Much of modern offshore safety practice grew from hard lessons, including the 1998 Sydney Hobart, after which the sport sharpened its standards considerably. For how offshore racing differs from inshore in the first place, see offshore vs inshore yacht racing, and the sailing terms glossary for the terminology.
Frequently asked questions
- What safety equipment is required for offshore sailing?
- Offshore racing typically requires lifejackets with harnesses for every crew member, safety tethers and jackstays to clip onto, a liferaft, an EPIRB distress beacon and often personal locator beacons, flares, a first-aid kit, a VHF radio, navigation lights, storm sails and more. The exact list is set by the race's safety category under Australian Sailing's Special Regulations.
- What are sailing safety categories?
- Safety categories grade races by how far offshore and how exposed they are, and set the equipment and crew requirements accordingly.
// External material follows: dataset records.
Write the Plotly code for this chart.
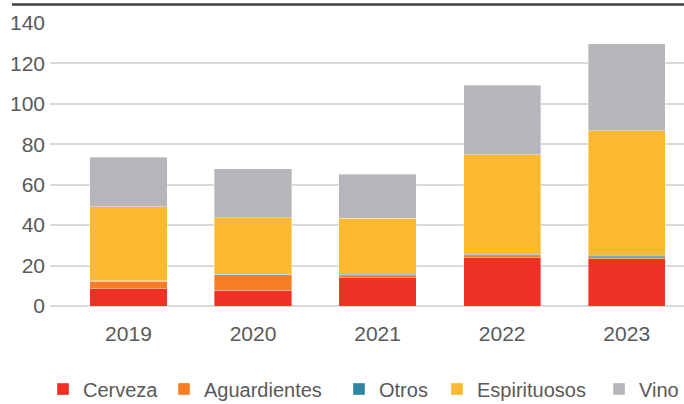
import plotly.graph_objects as go

years = ["2019", "2020", "2021", "2022", "2023"]
cerveza = [8.6, 7.8, 14.0, 23.8, 23.3]
aguardientes = [3.6, 7.7, 1.0, 1.1, 1.1]
otros = [0.3, 0.3, 0.7, 0.8, 0.7]
espirituosos = [36.7, 27.9, 27.7, 49.2, 61.7]
vino = [24.4, 24.1, 21.8, 34.3, 42.9]

series = [
    ("Cerveza", cerveza, "#EE3124"),
    ("Aguardientes", aguardientes, "#F47D26"),
    ("Otros", otros, "#2E86A0"),
    ("Espirituosos", espirituosos, "#FBB92F"),
    ("Vino", vino, "#B7B5BA"),
]
# legend text left edges in pixels (from reference)
legend_text_px = [84, 205, 380, 478, 640]

FONT = "Liberation Sans, Arial, sans-serif"
L, R, T, B = 50, 0, 23, 98
W, H = 684, 404
pw, ph = W - L - R, H - T - B

fig = go.Figure()
legends = {}
for i, (name, vals, col) in enumerate(series):
    key = "legend" if i == 0 else f"legend{i+1}"
    fig.add_trace(go.Bar(
        name=name, x=years, y=vals, width=0.62, legend=key,
        marker=dict(color=col, line=dict(color="rgba(255,255,255,0.6)", width=0.6)),
    ))
    legends[key] = dict(
        orientation="h", x=(legend_text_px[i] - 41 - L) / pw, xanchor="left",
        y=(H - B - 389) / ph, yanchor="middle", bgcolor="rgba(0,0,0,0)",
        font=dict(size=20, color="#595959"),
    )

fig.update_layout(
    barmode="stack",
    width=W, height=H,
    margin=dict(l=L, r=R, t=T, b=B, autoexpand=False),
    paper_bgcolor="white", plot_bgcolor="white",
    font=dict(family=FONT, size=21, color="#595959"),
    xaxis=dict(type="category", range=[-0.63, 4.46], showgrid=False, automargin=False,
               showline=False, ticks="", ticklabelstandoff=13,
               tickfont=dict(size=21, color="#595959")),
    yaxis=dict(range=[0, 140], dtick=20, showgrid=True, gridcolor="#D9D9D9", automargin=False,
               gridwidth=2, zeroline=True, zerolinecolor="#D9D9D9", zerolinewidth=2,
               ticks="", ticklabelstandoff=4, tickfont=dict(size=21, color="#595959")),
    showlegend=True,
    **legends,
)

fig.add_shape(type="line", xref="paper", yref="paper",
              x0=(12 - L) / pw, x1=1.0, y0=(H - B - 4.5) / ph, y1=(H - B - 4.5) / ph,
              line=dict(color="#404040", width=2.5))

fig.write_html("out.html", config={"displayModeBar": False},
               post_script="document.body.style.margin='0';")
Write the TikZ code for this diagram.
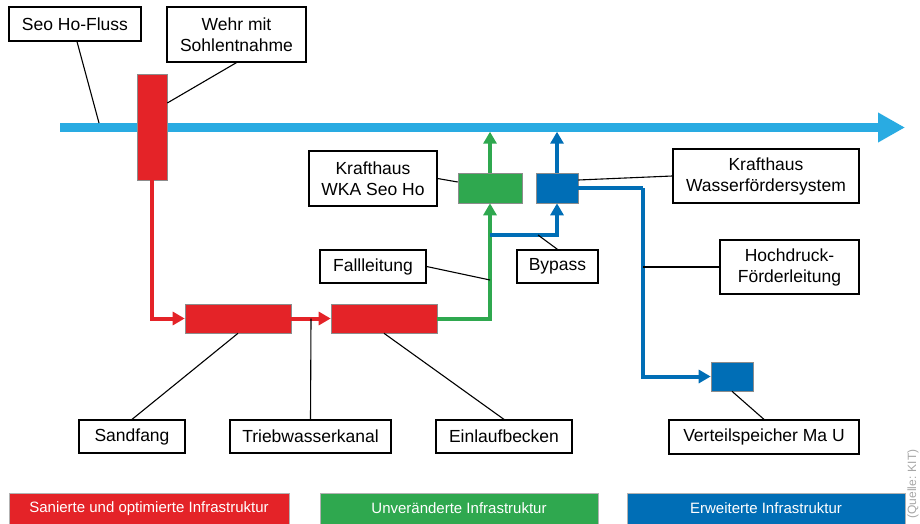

In Australia they run under Australian Sailing's Special Regulations, from the most demanding ocean races down to sheltered inshore events. A long ocean race like the Sydney Hobart is Category 1, the highest level, requiring the fullest equipment and crew preparation.
- What is an EPIRB and why do boats carry one?
- An EPIRB — Emergency Position-Indicating Radio Beacon — is a distress beacon that, when activated, transmits the boat's identity and position to search-and-rescue authorities via satellite. It is a critical piece of offshore safety gear, allowing a vessel in serious trouble to raise the alarm and be located even far out at sea. Many crews also carry personal beacons (PLBs).
- What is a jackstay and tether?
- A jackstay is a strong line or webbing strap running along the deck from bow to stern, and a tether is a short safety line from a crew member's harness. Clipping the tether to the jackstay keeps a sailor attached to the boat as they move around the deck in rough conditions, so that a slip or a wave does not put them overboard.
- Why does offshore racing need so much safety gear?
- Because help is far away. Offshore, a crew must be able to handle emergencies — injury, gear failure, a person overboard, even abandoning ship — on their own, sometimes for hours before rescue. The equipment exists to keep the crew attached to the boat, to keep them alive in the water, and to summon and guide help. Much of modern practice grew from hard lessons, including the 1998 Sydney Hobart.